The twelfth cycle of 22 days appears related to the letter Kaf Sofit. As mentioned previously, the Kaf stands for Keter, which is the part of the soul that is associated with that which is above intellect. Kaf literally means the palm of the hand and/or a spoon, which is bent like a receptacle. Unlike the regular Kaf, the Kaf Sofit is not bent, but instead goes straight down.

The giving of the Torah came straight down in a way that penetrated the world, to the extent that on Mount Sinai the words of the Torah did not have an echo (ie. they did not bounce back from what they touched - instead they were absorbed).

The following is from Rabbi Michael Munk's, "The Wisdom of the Hebrew Alphabet:"

The Kaf Sophit, "a long straight letter, indicat[es] that one who succeeds in bending his primitive impulses and controlling them... Exodus 33:22 says, "VeSakoti Kapi Aleicha," I will shelter you with my hand (Krias HaTorah)."
The shape of the shofar, which calls us to repentance on Rosh Hashanah, must - according to halachic tradition - have a bent shape to indicate that a person's evil spirit must be bent as a prerequisite for repentance. However, the shofar blown in the Temple every fifty years to announce the Yovel, Jubilee Year, is long and straight as a symbol of freedom (Rosh Hashanah 26b)...
"The Talmud (Yoma 35b) teaches that when Joseph withstood the enticements of Potiphar's wife, she threatened him with imprisonment, and exclaimed, 'Ani Kophephet Komatech," I will bend your [moral] steadfastness.' Joseph responded, 'Hashem Zokeph (with a final Kaf) Kephuphim,' Hashem straightens the bent. (Psalms 146:8)."
(Munk, the Wisdom of the Hebrew Alphabet, p. 136)
This period also marks the end of the Counting of the Omer, in which we worked tirelessly on our animal inclinations, "straightening ourselves out," and preparing ourselves to receive the Torah on the fiftieth day, like the fiftieth year of the Yovel.

The Perek Shirah elements of this week are also related to Shavuot.

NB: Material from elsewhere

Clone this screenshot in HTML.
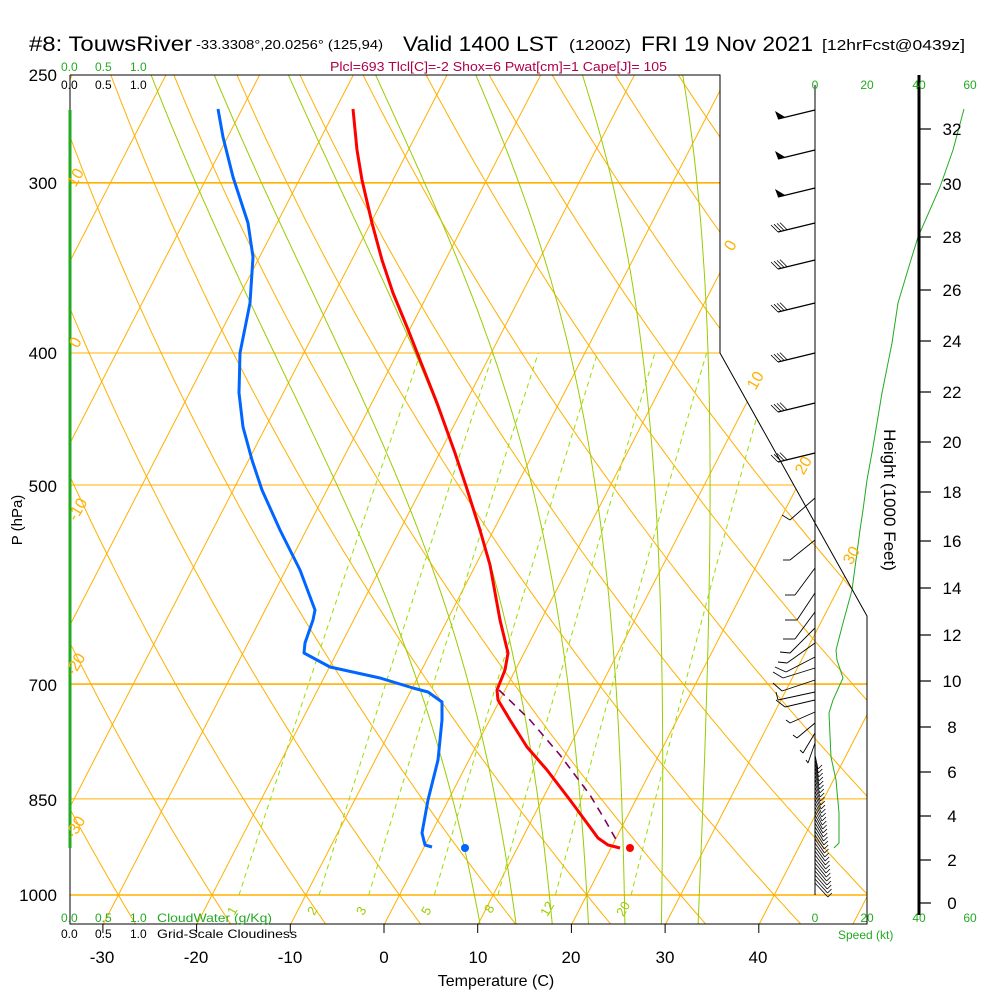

Shavuot is known also as Chag HaBikurim, the Festival of the First Fruits, when the first fruits of the seven species with which the Land of Israel is blessed were harvested and brought to the Temple. It is therefore quite appropriate that in include the Trees of the Field in general as well as the Vine, which is the first (and arguably the most important) of the seven species. Shavuot is also called Chag HaKatzir, the Harvest Festival, and the third Chapter of Perek Shirah, which begins with this cycle, is all about the vegetable kingdom.

It is also fascinating that just as the period immediately prior to Shavuot begins a new section of Perek Shirah, transitioning from the mineral kingdom to vegetable kingdom (beginning with a general category, entitled “Trees of the Field” (Ilanot HaSadeh), so too in Book 1, Week 35 transitions from domesticated animals to wild ones (beginning with a general category entitled “Wild Animals of the Field” (Chayot HaSadeh). These “collective” categories immediately prior to Shavuot seem to point to the general theme of unity associated with these weeks.  Furthermore, the emphasis on the Sadeh, the field, seems to relate to the fact that the Torah was not given in a home or in a city, but in the wilderness. The fields are also a place for meditation, prayer and closeness with G-d, also very much associated with this time of the year.

The verses of these two elements read as follows (translation from Rabbi Slifkin):

The Wild Trees are saying, "Then shall the trees of the forest sing out at the presence of G-d, because He comes to judge the earth." (Chronicles I 16:33)

The Vine is saying, "So says God: As the wine is found in the cluster, and one says: Do not destroy it, for a blessing is in it - so shall I do for the sake of my servants, so as not to destroy everything." (Isaiah 65:8)

The trees sing out in when they experience the presence of G-d, just as we celebrate our encounter with G-d on Mount Sinai.

Rabbi Slifkin explains that the Vine takes much labor to plant and to harvest, and to later produce its final outcome: wine. Yet, the greater amount of work brings about an even greater reward. ("Nature's Song, p. 170) Similarly, on Shavuot, we are repaid for all the hard work that took place during the Counting of the Omer.

Both verses also contain a strong element of judgment, tempered by Hashem's mercy. As much as Shavuot is a day of celebration, the unfortunate events that took place immediately following the giving of the Torah (ie. the sin of the golden calf), required Hashem's great mercy, as well as Moshe's begging on our behalf "not to destroy everything."

The section of Pirkei Avot for this period describes the great reward for studying Torah, very much in line with the upcoming holiday.